Bagikan:

JAKARTA - Tim Kajian UU Informasi dan Transaksi Elektronik (UU ITE) mengatakan SKB Pedoman UU ITE bukan merupakan produk hukum.

Pedoman ini sebatas mengisi kekosongan selama proses revisi terbatas dilakukan dan mengatasi penafsiran ganda terhadap pasal yang kerap disebut sebagai pasal karet.

"Keputusan bersama ini bukan salah satu produk hukum tetapi keputusan ini diperlukan sebagai komitmen penegak hukum mengisi kekosongan yang ada. Untuk mengatasi, misalnya penafsiran tentang ketentuan yang ada sehingga itu bisa seragam penafsirannya," kata Ketua Tim Kajian UU ITE Sugeng Purnomo kepada wartawan dalam diskusi secara daring, Kamis, 24 Juni.

Atas alasan itulah, SKB Pedoman UU ITE tidak berlaku surut. Sehingga penanganan perkara tetap berdasarkan aturan yang berlaku sebelumnya namun mengikuti pedoman yang sudah ditandatangani pada Rabu, 23 Juni kemarin.

"Jadi kalau dikatakan berlaku surut, tidak. Cuma masalahnya begini, 'pak, bagaimana kalau perkaranya ini sedang di proses penyidikan atau sedang proses?'. Mestinya ini tetap bisa dipedomani jadi tidak berlaku surut," tegas Sugeng.

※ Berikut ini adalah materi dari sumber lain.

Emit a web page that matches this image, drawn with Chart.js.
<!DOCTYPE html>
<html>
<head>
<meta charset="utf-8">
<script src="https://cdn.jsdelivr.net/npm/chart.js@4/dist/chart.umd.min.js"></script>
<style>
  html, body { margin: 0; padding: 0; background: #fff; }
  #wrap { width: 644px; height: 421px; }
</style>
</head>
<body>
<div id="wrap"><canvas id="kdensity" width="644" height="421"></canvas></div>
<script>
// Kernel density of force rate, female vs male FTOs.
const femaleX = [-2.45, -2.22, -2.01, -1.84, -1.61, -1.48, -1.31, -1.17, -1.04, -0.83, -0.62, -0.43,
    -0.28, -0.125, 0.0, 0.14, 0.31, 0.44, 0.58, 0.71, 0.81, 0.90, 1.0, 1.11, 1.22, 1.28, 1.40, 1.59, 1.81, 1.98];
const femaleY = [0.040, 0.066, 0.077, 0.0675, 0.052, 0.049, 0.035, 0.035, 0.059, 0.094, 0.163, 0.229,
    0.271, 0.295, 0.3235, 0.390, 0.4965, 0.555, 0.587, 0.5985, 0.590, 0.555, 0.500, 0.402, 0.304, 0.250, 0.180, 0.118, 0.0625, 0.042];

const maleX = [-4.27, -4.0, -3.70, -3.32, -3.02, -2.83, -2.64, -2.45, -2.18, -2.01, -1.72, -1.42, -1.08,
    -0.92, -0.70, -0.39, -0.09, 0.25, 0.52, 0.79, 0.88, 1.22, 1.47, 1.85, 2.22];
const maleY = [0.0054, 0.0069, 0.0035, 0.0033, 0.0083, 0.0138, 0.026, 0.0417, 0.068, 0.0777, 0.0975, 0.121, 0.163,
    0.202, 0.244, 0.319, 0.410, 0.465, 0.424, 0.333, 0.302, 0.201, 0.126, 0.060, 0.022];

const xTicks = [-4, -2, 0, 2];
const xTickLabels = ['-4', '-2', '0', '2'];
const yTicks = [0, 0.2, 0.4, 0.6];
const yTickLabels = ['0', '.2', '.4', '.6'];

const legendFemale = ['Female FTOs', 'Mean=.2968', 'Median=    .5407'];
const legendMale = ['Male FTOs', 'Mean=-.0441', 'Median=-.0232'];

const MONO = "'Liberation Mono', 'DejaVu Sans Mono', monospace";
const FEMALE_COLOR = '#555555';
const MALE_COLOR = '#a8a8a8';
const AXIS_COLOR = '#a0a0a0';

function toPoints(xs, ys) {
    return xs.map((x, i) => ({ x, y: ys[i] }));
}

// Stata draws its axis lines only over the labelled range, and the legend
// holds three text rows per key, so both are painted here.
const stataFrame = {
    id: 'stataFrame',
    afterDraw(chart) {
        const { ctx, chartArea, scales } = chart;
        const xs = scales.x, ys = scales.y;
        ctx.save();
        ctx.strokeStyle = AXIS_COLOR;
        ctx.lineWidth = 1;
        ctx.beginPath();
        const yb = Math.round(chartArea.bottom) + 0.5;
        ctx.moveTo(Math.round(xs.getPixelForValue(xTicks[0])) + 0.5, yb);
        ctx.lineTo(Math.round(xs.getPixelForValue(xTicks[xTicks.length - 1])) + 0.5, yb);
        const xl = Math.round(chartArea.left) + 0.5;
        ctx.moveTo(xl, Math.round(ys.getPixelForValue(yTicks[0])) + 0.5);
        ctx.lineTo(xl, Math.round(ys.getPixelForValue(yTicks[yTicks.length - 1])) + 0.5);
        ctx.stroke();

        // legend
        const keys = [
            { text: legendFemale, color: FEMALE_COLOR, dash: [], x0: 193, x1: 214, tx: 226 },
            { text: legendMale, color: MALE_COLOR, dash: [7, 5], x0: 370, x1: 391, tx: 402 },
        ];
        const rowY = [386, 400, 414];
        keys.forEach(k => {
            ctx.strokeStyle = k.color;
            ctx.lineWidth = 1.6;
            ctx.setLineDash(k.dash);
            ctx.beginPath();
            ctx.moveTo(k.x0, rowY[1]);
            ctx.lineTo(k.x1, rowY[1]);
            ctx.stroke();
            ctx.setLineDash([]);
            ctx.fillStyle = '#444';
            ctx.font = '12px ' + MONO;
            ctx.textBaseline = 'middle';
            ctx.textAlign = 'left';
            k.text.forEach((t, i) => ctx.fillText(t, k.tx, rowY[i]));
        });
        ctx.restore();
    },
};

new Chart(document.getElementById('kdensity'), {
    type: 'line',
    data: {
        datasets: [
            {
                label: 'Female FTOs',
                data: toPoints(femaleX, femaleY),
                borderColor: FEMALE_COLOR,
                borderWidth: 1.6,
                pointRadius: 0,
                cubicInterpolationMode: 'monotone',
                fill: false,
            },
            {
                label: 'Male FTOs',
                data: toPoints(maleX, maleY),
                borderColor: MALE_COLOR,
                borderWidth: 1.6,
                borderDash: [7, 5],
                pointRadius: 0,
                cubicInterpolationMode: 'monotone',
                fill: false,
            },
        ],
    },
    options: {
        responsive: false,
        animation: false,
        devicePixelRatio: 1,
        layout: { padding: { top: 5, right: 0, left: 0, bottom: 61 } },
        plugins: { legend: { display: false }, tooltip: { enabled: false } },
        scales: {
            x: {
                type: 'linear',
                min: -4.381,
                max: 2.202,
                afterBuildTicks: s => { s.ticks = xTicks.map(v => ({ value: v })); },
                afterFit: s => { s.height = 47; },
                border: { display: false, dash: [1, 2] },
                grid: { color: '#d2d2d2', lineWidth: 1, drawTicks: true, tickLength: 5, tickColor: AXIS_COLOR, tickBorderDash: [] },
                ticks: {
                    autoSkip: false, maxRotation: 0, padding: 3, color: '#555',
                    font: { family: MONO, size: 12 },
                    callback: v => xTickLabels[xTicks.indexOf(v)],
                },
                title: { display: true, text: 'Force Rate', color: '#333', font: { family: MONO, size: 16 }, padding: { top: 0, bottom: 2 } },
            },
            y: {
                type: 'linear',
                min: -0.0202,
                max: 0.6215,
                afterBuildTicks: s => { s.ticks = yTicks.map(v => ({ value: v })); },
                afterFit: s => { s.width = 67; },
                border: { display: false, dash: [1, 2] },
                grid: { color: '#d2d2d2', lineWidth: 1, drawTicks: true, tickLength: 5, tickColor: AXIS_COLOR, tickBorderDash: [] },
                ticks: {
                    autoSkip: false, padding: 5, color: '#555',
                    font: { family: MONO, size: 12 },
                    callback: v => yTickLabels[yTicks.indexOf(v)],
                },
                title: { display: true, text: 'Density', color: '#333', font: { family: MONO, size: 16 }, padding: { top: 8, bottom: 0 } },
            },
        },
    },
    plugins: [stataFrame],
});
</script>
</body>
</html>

Selain itu, Sugeng mengatakan, pedoman UU ITE ini juga tidak bisa dipakai untuk menghentikan proses pengusutan kasus terkait. "Misalnya ini 'Pak, perkara sudah putus, sebelum kejadian lahirnya pedoman ini. Kalau mengacu pada pedoman ini, mestinya itu bukan tindak pidana atau tidak diproses', ya nggak bisa," jelasnya.

Diberitakan sebelumnya, Pedoman Kriteria Implementasi Undang-Undang Informasi dan Transaksi Elektronik (UU ITE) telah ditandatangani. Adanya pedoman ini diharapkan penegakan hukum terkait perundangan tersebut tak lagi multitafsir dan menjamin rasa keadilan masyarakat sambil menunggu rancangan revisi masuk dalam Prolegnas Prioritas 2021.

Penandatanganan ini dilakukan oleh Menteri Komunikasi dan Informatika (Menkominfo) Johnny G Plate, Kapolri Jenderal Listyo Sigit Prabowo, dan Jaksa Agung ST Burhanuddin pada hari ini atau Rabu, 23 Juni yang dengan agenda tertutup.

"Sambil menunggu revisi terbatas, pedoman implementatif yang ditandatangani tiga menteri dan satu pimpinan lembaga setingkat menteri bisa berjalan dan bisa memberikan perlindungan yang lebih maksimal kepada masyarakat," kata Menteri Koordinator Bidang Politik Hukum dan Keamanan (Menko Polhukam) Mahfud MD melalui keterangan tertulisnya, Rabu, 22 Juni.

Mahfud yang menyaksikan penandatanganan tersebut mengatakan, pedoman implementasi ini telah menyerap aspirasi masyarakat dari diskusi yang telah diadakan sebelumnya.

"(Pedoman, red) ini dibuat setelah mendengar dari para pejabat terkait, dari kepolisian, Kejaksaan Agung, Kominfo, masyarakat, LSM, kampus, korban, terlapor, pelapor, dan sebagainya, semua sudah diajak diskusi, inilah hasilnya," ungkap eks Ketua Mahkamah Konstusi (MK) tersebut.

Pada prinsipnya, sambung Mahfud, pedoman ini merespons suara masyarakat yang kerap menyebut UU ITE itu seringkali memakan korban karena mengandung pasal karet dan menimbulkan kriminalisasi juga diskriminasi.

"Tadi kami berempat, saya Menko Polhukam, Menkominfo, kemudian Jaksa Agung, kemudian Kapolri, menindaklanjuti keputusan rapat kabinet internal tanggal 8 Juni 2021 kemarin, yang memutuskan tentang: satu, rencana revisi terbatas UU ITE, kemudian yang kedua tentang pedoman implementasi beberapa pasal UU ITE, pasal 27, 28, 29, 36," ungkap Mahfud.